In some ways, laying the tracks is the easy part. All you have to do is make sure that they're straight and that the train won't topple off them when it steams along. This is all about building good links between where you are and where you're going. How will you communicate? What meetings do you need to happen where and when to make sure you're still heading in the agreed direction? Have things changed since you planned? It's always worth reviewing where you've come from (Settlers excel at this) and reviewing where you're headed (Pioneers, at this).

Once the tracks are laid, all you've got to do is keep the train moving. That's all about good communication. When the infrastructure is there, communication can't be too frequent. It's a whole subject all on its own, that. Communication is a pain point for most of us. However, Settlers need good communication to figure out how to support the Pioneers. Pioneers need good communication to figure out what they can contribute to the building of community.

These three things help you build the railroad of trust between Pioneers and Settlers. Everyone knows the plan, everyone builds the tracks and everyone keeps the train moving between them.

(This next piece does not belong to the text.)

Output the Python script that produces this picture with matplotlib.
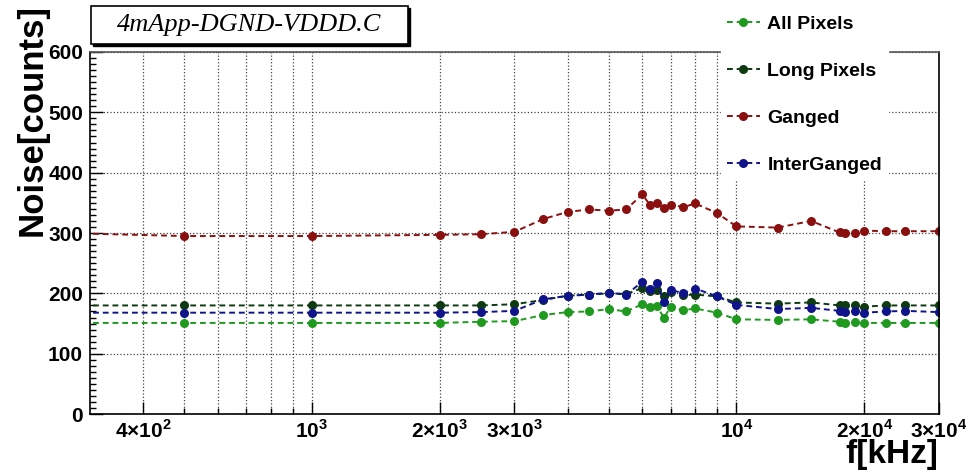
"""Noise vs frequency, 4mApp-DGND-VDDD"""
import matplotlib
matplotlib.use("Agg")
import matplotlib.pyplot as plt
from matplotlib.patches import Rectangle
from matplotlib.ticker import FixedLocator, FixedFormatter, MultipleLocator

plt.rcParams['font.family'] = ['Liberation Sans', 'DejaVu Sans']
plt.rcParams['mathtext.fontset'] = 'custom'
plt.rcParams['mathtext.rm'] = 'Liberation Sans:bold'
plt.rcParams['mathtext.bf'] = 'Liberation Sans:bold'

# frequency in kHz
freq = [200, 500, 1000, 2000, 2500, 3000, 3500, 4000, 4500, 5000, 5500,
        6000, 6250, 6500, 6750, 7000, 7500, 8000, 9000, 10000, 12500,
        15000, 17500, 18000, 19000, 20000, 22500, 25000, 30000]

all_pixels = [151, 151, 151, 151, 153, 154, 164, 169, 170, 174, 170,
              182, 178, 179, 159, 178, 172, 175, 168, 157, 156,
              157, 153, 151, 153, 151, 151, 151, 151]
long_pixels = [180, 180, 180, 180, 180, 182, 189, 196, 198, 200, 199,
               209, 204, 206, 195, 203, 197, 198, 195, 185, 183,
               185, 180, 180, 180, 178, 180, 180, 180]
ganged = [302, 295, 295, 297, 298, 302, 323, 335, 339, 337, 339,
          364, 347, 349, 341, 347, 343, 349, 333, 311, 309,
          320, 301, 300, 300, 304, 303, 303, 303]
inter_ganged = [168, 168, 168, 168, 169, 171, 190, 196, 198, 201, 198,
                219, 207, 217, 186, 206, 200, 208, 195, 181, 174,
                176, 171, 169, 171, 168, 170, 171, 169]

series = [
    ("All Pixels", all_pixels, "#1f9a1f"),
    ("Long Pixels", long_pixels, "#0e3a12"),
    ("Ganged", ganged, "#8a1010"),
    ("InterGanged", inter_ganged, "#10148a"),
]

major_ticks = [400, 1000, 2000, 3000, 10000, 20000, 30000]
major_labels = [r"$4{\times}10^{2}$", r"$10^{3}$", r"$2{\times}10^{3}$",
                r"$3{\times}10^{3}$", r"$10^{4}$", r"$2{\times}10^{4}$",
                r"$3{\times}10^{4}$"]
minor_ticks = [500, 600, 700, 800, 900, 4000, 5000, 6000, 7000, 8000, 9000]

fig = plt.figure(figsize=(9.66, 4.70), dpi=100)
ax = fig.add_axes([0.0932, 0.119, 0.8788, 0.7704])

handles = []
for name, vals, col in series:
    h, = ax.plot(freq, vals, linestyle=(0, (3, 2)), lw=1.4, color=col,
                 marker='o', markersize=6.5, markeredgewidth=0, label=name)
    handles.append(h)

ax.set_xscale('log')
ax.set_xlim(300, 30000)
ax.set_ylim(0, 600)

ax.xaxis.set_major_locator(FixedLocator(major_ticks))
ax.xaxis.set_major_formatter(FixedFormatter(major_labels))
ax.xaxis.set_minor_locator(FixedLocator(minor_ticks))
ax.xaxis.set_minor_formatter(FixedFormatter([""] * len(minor_ticks)))
ax.yaxis.set_major_locator(MultipleLocator(100))
ax.yaxis.set_minor_locator(MultipleLocator(10))

ax.tick_params(which='both', direction='in', top=False, right=False)
ax.tick_params(which='major', length=9, width=1.0, labelsize=15)
ax.tick_params(axis='x', which='major', pad=4)
ax.tick_params(axis='y', which='major', pad=5)
ax.tick_params(which='minor', length=4, width=1.0)
for lab in ax.get_yticklabels():
    lab.set_fontweight('bold')

ax.grid(which='both', axis='x', linestyle=':', color='#444444', lw=0.9)
ax.grid(which='major', axis='y', linestyle=':', color='#444444', lw=0.9)

for sp in ax.spines.values():
    sp.set_linewidth(1.2)
ax.spines['top'].set_color('#555555')

# axis titles placed like ROOT does (at the axis ends)
fig.text(0.033, 0.992, "Noise[counts]", fontsize=25, fontweight='bold',
         rotation=90, ha='center', va='top')
fig.text(0.971, 0.033, "f[kHz]", fontsize=24, fontweight='bold',
         ha='right', va='center')

leg = fig.legend(handles=handles, loc='upper left',
                 bbox_to_anchor=(0.736, 1.0), frameon=True, fancybox=False,
                 edgecolor='white', facecolor='white', framealpha=1.0,
                 prop={'weight': 'bold', 'size': 14}, labelspacing=1.5,
                 handlelength=1.7, handletextpad=0.4, borderpad=0.3)
leg.set_zorder(10)

# title box with ROOT-like shadow
fig.patches.append(Rectangle((0.0962, 0.902), 0.328, 0.081, transform=fig.transFigure,
                             facecolor='black', edgecolor='black', zorder=5))
fig.patches.append(Rectangle((0.0942, 0.906), 0.328, 0.081, transform=fig.transFigure,
                             facecolor='white', edgecolor='black', lw=1.2, zorder=6))
fig.text(0.2583, 0.9465, "4mApp-DGND-VDDD.C", fontsize=19, style='italic',
         family=['Liberation Serif', 'DejaVu Serif'], ha='center', va='center',
         zorder=7)

fig.savefig("out.png", dpi=100)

So, all of that was where my lunchtime walk took me the other day. As the sky grew heavy with rain and the summer breeze rustled the full green leaves, I was thinking about how the West was won, how all of us can work together and how we can manage that natural tension between Pioneers and Settlers.

There's no doubt that I'm a Settler. Sometimes though, I wish I were more of a Pioneer, saddling up and getting ready to ride off into the sunset. However, I'm quite confident that even if I did that, I wouldn't want to do it alone.

And really, that's what this kind of teamwork has always been about.